AWS Lambda Adapter binary is packaged as '/opt/bootstrap' inside each docker image. "aws-lambda-adapter:latest" is tagged to the same image as "aws-lambda-adapter:latest-x86_64".
Compiling on macOS
If you want to install rust toolchain in your Macbook and play with the source code, you can follow the steps below. First, install rustup if you haven't done it already. Then, add targets for x86_86 and arm64:
$ rustup target add x86_64-unknown-linux-musl
$ rustup target add aarch64-unknown-linux-musl
And we have to install macOS cross-compiler toolchains. messense/homebrew-macos-cross-toolchains
can be used on both Intel chip and Apple M1 chip.
$ brew tap messense/macos-cross-toolchains
$ brew install x86_64-unknown-linux-musl
$ brew install aarch64-unknown-linux-musl
And we need to inform Cargo that our project uses the newly-installed linker when building for the x86_64-unknown-linux-musl
and aarch64-unknown-linux-musl
platforms. Create a new directory called .cargo
in your project folder and a new file called config
inside the new folder.
$ mkdir .cargo
$ echo '[target.x86_64-unknown-linux-musl]
linker = "x86_64-unknown-linux-musl-gcc"
[target.aarch64-unknown-linux-musl]
linker = "aarch64-unknown-linux-musl-gcc"'> .cargo/config
Now we can cross compile AWS Lambda Adapter.
$ CC=x86_64-unknown-linux-musl-gcc cargo build --release --target=x86_64-unknown-linux-musl --features vendored
$ CC=aarch64-unknown-linux-musl-gcc cargo build --release --target=aarch64-unknown-linux-musl --features vendored
Lambda Adapter binary for x86_64 will be placed at target/x86_64-unknown-linux-musl/release/bootstrap
. Lambda Adapter binary for arm64 will be placed at target/aarch64-unknown-linux-musl/release/bootstrap
.
Finally, run the following command to package lambda adapter into two container images for x86_64 and arm64.
$ aws ecr-public get-login-password --region us-east-1 | docker login --username AWS --password-stdin public.ecr.aws
$ docker build -f Dockerfile.mac --build-arg ARCH=x86_64 -t aws-lambda-adapter:latest-x86_64 .
$ docker build -f Dockerfile.mac --build-arg ARCH=aarch64 -t aws-lambda-adapter:latest-aarch64 .
$ docker tag aws-lambda-adapter:latest-x86_64 aws-lambda-adapter:latest
When these commands complete successfully, you will have the following container images.
- "aws-lambda-adapter:latest-x86_64" for x86_64.

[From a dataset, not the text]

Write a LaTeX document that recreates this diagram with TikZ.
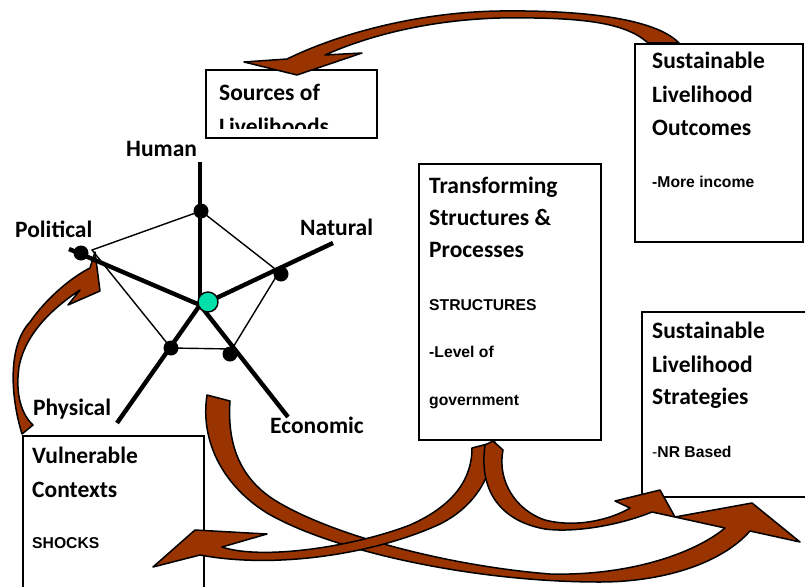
\documentclass[tikz,border=0pt]{standalone}
\usepackage{fontspec}
\newfontfamily\headfont{Carlito}
\newfontfamily\smallfont{Liberation Sans}
\definecolor{arrowbrown}{RGB}{153,51,0}
\definecolor{hubgreen}{RGB}{0,224,168}
\begin{document}
\begin{tikzpicture}[x=1pt,y=-1pt,
  boxframe/.style={draw=black, line width=1.6pt, fill=white, inner sep=0pt, anchor=north west},
  headtxt/.style={font=\headfont\bfseries\fontsize{23.5}{28}\selectfont, anchor=base west, inner sep=0pt},
  notetxt/.style={font=\smallfont\bfseries\fontsize{15.7}{19}\selectfont, anchor=base west, inner sep=0pt},
  capname/.style={font=\headfont\bfseries\fontsize{23.5}{28}\selectfont, anchor=base west, inner sep=0pt},
  blockarrow/.style={fill=arrowbrown, draw=black, line width=1.5pt, line join=round},
  spoke/.style={line width=4.4pt},
  rim/.style={line width=1.4pt},
  vertexdot/.style={circle, fill=black, inner sep=0pt, minimum size=15pt},
]
\path[use as bounding box] (0,0) rectangle (805,586);
\clip (0,0) rectangle (805,586);

% ---------- boxes ----------
\node[boxframe, minimum width=171pt, minimum height=68pt] (sources) at (205,69) {};
\node[boxframe, minimum width=182pt, minimum height=276pt] (transform) at (418,163) {};
\node[boxframe, minimum width=168pt, minimum height=198pt] (outcomes) at (634,43) {};
\node[boxframe, minimum width=220pt, minimum height=185pt] (strategies) at (641,311) {};
\node[boxframe, minimum width=181pt, minimum height=200pt] (vulnerable) at (22,435) {};

% ---------- box texts ----------
\node[headtxt] (srcA) at (219,100) {Sources of};
\begin{scope}
  \clip (206,70) rectangle (375,128);
  \node[headtxt] (srcB) at (219,134) {Livelihoods};
\end{scope}

\node[headtxt] (outA) at (652,68) {Sustainable};
\node[headtxt] (outB) at (652,102) {Livelihood};
\node[headtxt] (outC) at (652,135) {Outcomes};
\node[notetxt] (outD) at (652,187) {-More income};

\node[headtxt] (trA) at (429,193) {Transforming};
\node[headtxt] (trB) at (429,225) {Structures \&};
\node[headtxt] (trC) at (429,257) {Processes};
\node[notetxt] (trD) at (429,310) {STRUCTURES};
\node[notetxt] (trE) at (429,357) {-Level of};
\node[notetxt] (trF) at (429,405) {government};

\node[headtxt] (stA) at (652,338) {Sustainable};
\node[headtxt] (stB) at (652,372) {Livelihood};
\node[headtxt] (stC) at (652,404) {Strategies};
\node[notetxt] (stD) at (652,457) {{\mdseries-}NR Based};

\node[headtxt] (vuA) at (32,463) {Vulnerable};
\node[headtxt] (vuB) at (32,497) {Contexts};
\node[notetxt] (vuC) at (32,548) {SHOCKS};

% ---------- curved block arrow: shocks back to political capital ----------
\draw[blockarrow] (22,434) .. controls (10,395) and (8,345) .. (30,322)
  .. controls (45,300) and (70,278) .. (90,268) -- (95,252) -- (100,291)
  -- (68,305) -- (80,290) .. controls (50,310) and (25,335) .. (19,367)
  .. controls (15,395) and (22,415) .. (33,425) -- cycle;

% ---------- asset pentagon ----------
\coordinate (hub) at (200,305);
\coordinate (coreC) at (208,302);
\coordinate (pH) at (201,211);
\coordinate (pN) at (279,272);
\coordinate (pE) at (232,349);
\coordinate (pP) at (171,348);
\coordinate (pPo) at (92,250);
\draw[rim] (pH) -- (pN) -- (pE) -- (pP) -- (pPo) -- cycle;

\coordinate (tipH) at (200,162);
\coordinate (tipN) at (333,243);
\coordinate (tipPo) at (69,249);
\coordinate (tipP) at (117,423);
\coordinate (tipE) at (288,417);
\draw[spoke] (tipH) -- (hub);
\draw[spoke] (tipPo) -- (hub);
\draw[spoke] (hub) -- (tipP);
\draw[spoke] (hub) -- (tipE);
\draw[spoke] (coreC) -- (tipN);

\node[vertexdot] (dH) at (201,211) {};
\node[vertexdot] (dN) at (281,274) {};
\node[vertexdot] (dPo) at (81,253) {};
\node[vertexdot] (dP) at (171,348) {};
\node[vertexdot] (dE) at (230,354) {};
\node[circle, fill=hubgreen, draw=black, line width=1.4pt, minimum size=20pt, inner sep=0pt] (core) at (coreC) {};

\node[capname] (lHuman) at (126,156) {Human};
\node[capname] (lPolitical) at (15,237) {Political};
\node[capname] (lNatural) at (300,235) {Natural};
\node[capname] (lPhysical) at (33,415) {Physical};
\node[capname] (lEconomic) at (270,433) {Economic};

% ---------- outcomes feed back to sources ----------
\draw[blockarrow] (648,43) .. controls (625,22) and (580,17) .. (500,18)
  .. controls (430,20) and (370,35) .. (325,55) -- (362,53) -- (297,75)
  -- (244,62) -- (287,59) .. controls (340,33) and (420,12) .. (500,11)
  .. controls (580,10) and (655,18) .. (679,43) -- cycle;

% ---------- assets sweep round to the strategies ----------
\draw[blockarrow] (207,395) -- (230,401) .. controls (227,445) and (240,482) .. (283,505)
  .. controls (340,537) and (450,566) .. (550,574)
  .. controls (630,576) and (695,553) .. (725,528)
  -- (675,517) -- (752,503) -- (800,542) -- (750,531)
  .. controls (720,565) and (660,582) .. (600,582)
  .. controls (470,582) and (330,550) .. (267,513)
  .. controls (222,485) and (200,440) .. (207,395) -- cycle;

% ---------- structures act on the vulnerability context ----------
\draw[blockarrow] (153,567) -- (195,530) -- (267,534) -- (222,547)
  .. controls (260,560) and (350,548) .. (410,525)
  .. controls (455,505) and (472,478) .. (472,448) -- (495,442)
  .. controls (492,480) and (472,508) .. (440,524)
  .. controls (380,552) and (280,570) .. (200,555) -- cycle;

% ---------- structures shape the strategies ----------
\draw[blockarrow] (485,445) -- (493,441) -- (503,450)
  .. controls (497,480) and (515,510) .. (545,520)
  .. controls (575,528) and (610,520) .. (630,508)
  -- (615,501) -- (660,490) -- (675,517) -- (652,512)
  .. controls (620,525) and (575,533) .. (545,529)
  .. controls (505,522) and (478,495) .. (485,445) -- cycle;
\end{tikzpicture}
\end{document}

- "aws-lambda-adapter:latest-aarch64" for arm64.
- "aws-lambda-adapter:latest" is the same as "aws-lambda-adapter:latest-x86_64".
How to use it?
To use it, copy the bootstrap binary to your container, and use it as ENTRYPOINT. Below is an example Dockerfile for packaging a nodejs application.
FROM public.ecr.aws/lambda/nodejs:14
COPY --from=aws-lambda-adapter:latest /opt/bootstrap /opt/bootstrap
ENTRYPOINT ["/opt/bootstrap"]
EXPOSE 8080
WORKDIR "/var/task"
ADD extensions/ /opt
ADD src/package.json /var/task/package.json
ADD src/package-lock.json /var/task/package-lock.json
RUN npm install --production
ADD src/ /var/task
CMD ["node", "index.js"]
Line 2 and 3 copy lambda adapter binary and set it as ENTRYPOINT. This is the only configuration change required to run web application on AWS Lambda. No need to change the application code.
COPY --from=aws-lambda-adapter:latest /opt/bootstrap /opt/bootstrap
ENTRYPOINT ["/opt/bootstrap"]
To support Graviton2, change aws-lambda-adapter:latest
to aws-lambda-adapter:latest-arm64
.
The readiness check port/path and traffic port can be configured using environment variables.
Environment Variable | Description | Default |
---|---|---|
READINESS_CHECK_PORT | readiness check port | 8080 |
READINESS_CHECK_PATH | readiness check path | / |
PORT | traffic port | 8080 |
Show me examples
4 examples are included under the 'examples' directory. Check them out, find out how easy it is to run a web application on AWS Lambda.
Acknowledgement
This project was inspired by several community projects.
Security
See CONTRIBUTING for more information.
License
This project is licensed under the Apache-2.0 License.